● **The task**
Extract every line where the string "matplotlib" appears.

● **Given information**
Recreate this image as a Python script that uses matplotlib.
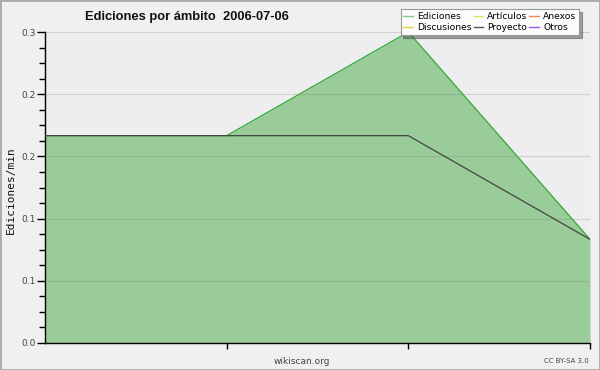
import matplotlib
matplotlib.use("Agg")
import matplotlib.pyplot as plt
from matplotlib.lines import Line2D
from matplotlib.patches import Rectangle
from matplotlib.ticker import MultipleLocator, FormatStrFormatter

# Data
x_points = [0, 1, 2, 3]
ediciones = [0.2, 0.2, 0.3, 0.1]
proyecto = [0.2, 0.2, 0.2, 0.1]
series_names = ["Ediciones", "Discusiones", "Artículos", "Proyecto", "Anexos", "Otros"]
series_colors = ["#7fcf7f", "#eecc44", "#ccee55", "#555555", "#ee8855", "#9955ee"]
y_ticks = [0.0, 0.06, 0.12, 0.18, 0.24, 0.3]

fig = plt.figure(figsize=(6, 3.7), dpi=100, facecolor="#f0f0f0")
fig.patches.append(Rectangle((0, 0), 1, 1, transform=fig.transFigure, fill=False,
                             edgecolor="#aaaaaa", linewidth=2, zorder=10))
ax = fig.add_axes([45/600, 1-343/370, 545/600, 311/370])
ax.set_facecolor("#eeeef0")

ax.fill_between(x_points, 0, ediciones, color="#99cc99", linewidth=0, zorder=2)
ax.plot(x_points, ediciones, color="#33aa33", linewidth=0.9, zorder=3)
ax.plot(x_points, proyecto, color="#444444", linewidth=0.9, zorder=3)

ax.set_xlim(0, 3)
ax.set_ylim(0, 0.3)
ax.set_yticks(y_ticks)
ax.yaxis.set_major_formatter(FormatStrFormatter("%.1f"))
ax.yaxis.set_minor_locator(MultipleLocator(0.015))
ax.set_xticks([1, 2, 3])
ax.set_xticklabels([])
ax.grid(axis="y", color="#888888", alpha=0.3, linewidth=0.8, zorder=4)
ax.set_axisbelow(False)
for s in ["top", "right"]:
    ax.spines[s].set_visible(False)
ax.spines["left"].set_linewidth(1.0)
ax.spines["bottom"].set_linewidth(1.0)
ax.tick_params(axis="y", which="major", length=6, width=1, labelsize=6.5, labelcolor="#444444", pad=1)
ax.tick_params(axis="y", which="minor", length=4, width=1)
ax.tick_params(axis="x", which="major", length=4, width=1)

fig.text(11/600, 1-190/370, "Ediciones/min", fontsize=8, family="DejaVu Sans Mono",
         rotation=90, ha="center", va="center", color="#111111")

fig.text(85/600, 1-17/370, "Ediciones por ámbito  2006-07-06", fontsize=9.3,
         family="Liberation Sans", fontweight="bold", va="center", ha="left", color="#111111")
fig.text(302/600, 1-361/370, "wikiscan.org", fontsize=6.5, ha="center", va="center", color="#444444")
fig.text(589/600, 1-361/370, "CC BY-SA 3.0", fontsize=5, ha="right", va="center", color="#444444")

handles = [Line2D([], [], color=c, linewidth=1) for c in series_colors]
leg = fig.legend(handles, series_names, ncol=3, loc="upper right",
                 bbox_to_anchor=(579/600, 1-9/370), fontsize=6.6, frameon=True,
                 fancybox=False, shadow=True, handlelength=1.0, handletextpad=0.5,
                 columnspacing=0.2, labelspacing=0.3, borderpad=0.3,
                 borderaxespad=0)
leg.get_frame().set_edgecolor("#999999")
leg.get_frame().set_facecolor("#fcfcfc")
leg.get_frame().set_linewidth(0.8)

fig.savefig("out.png", dpi=100, facecolor=fig.get_facecolor())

● **Exercise answer**
Recreate this image as a Python script that uses matplotlib.
import matplotlib
matplotlib.use("Agg")
import matplotlib.pyplot as plt
from matplotlib.lines import Line2D
from matplotlib.patches import Rectangle
from matplotlib.ticker import MultipleLocator, FormatStrFormatter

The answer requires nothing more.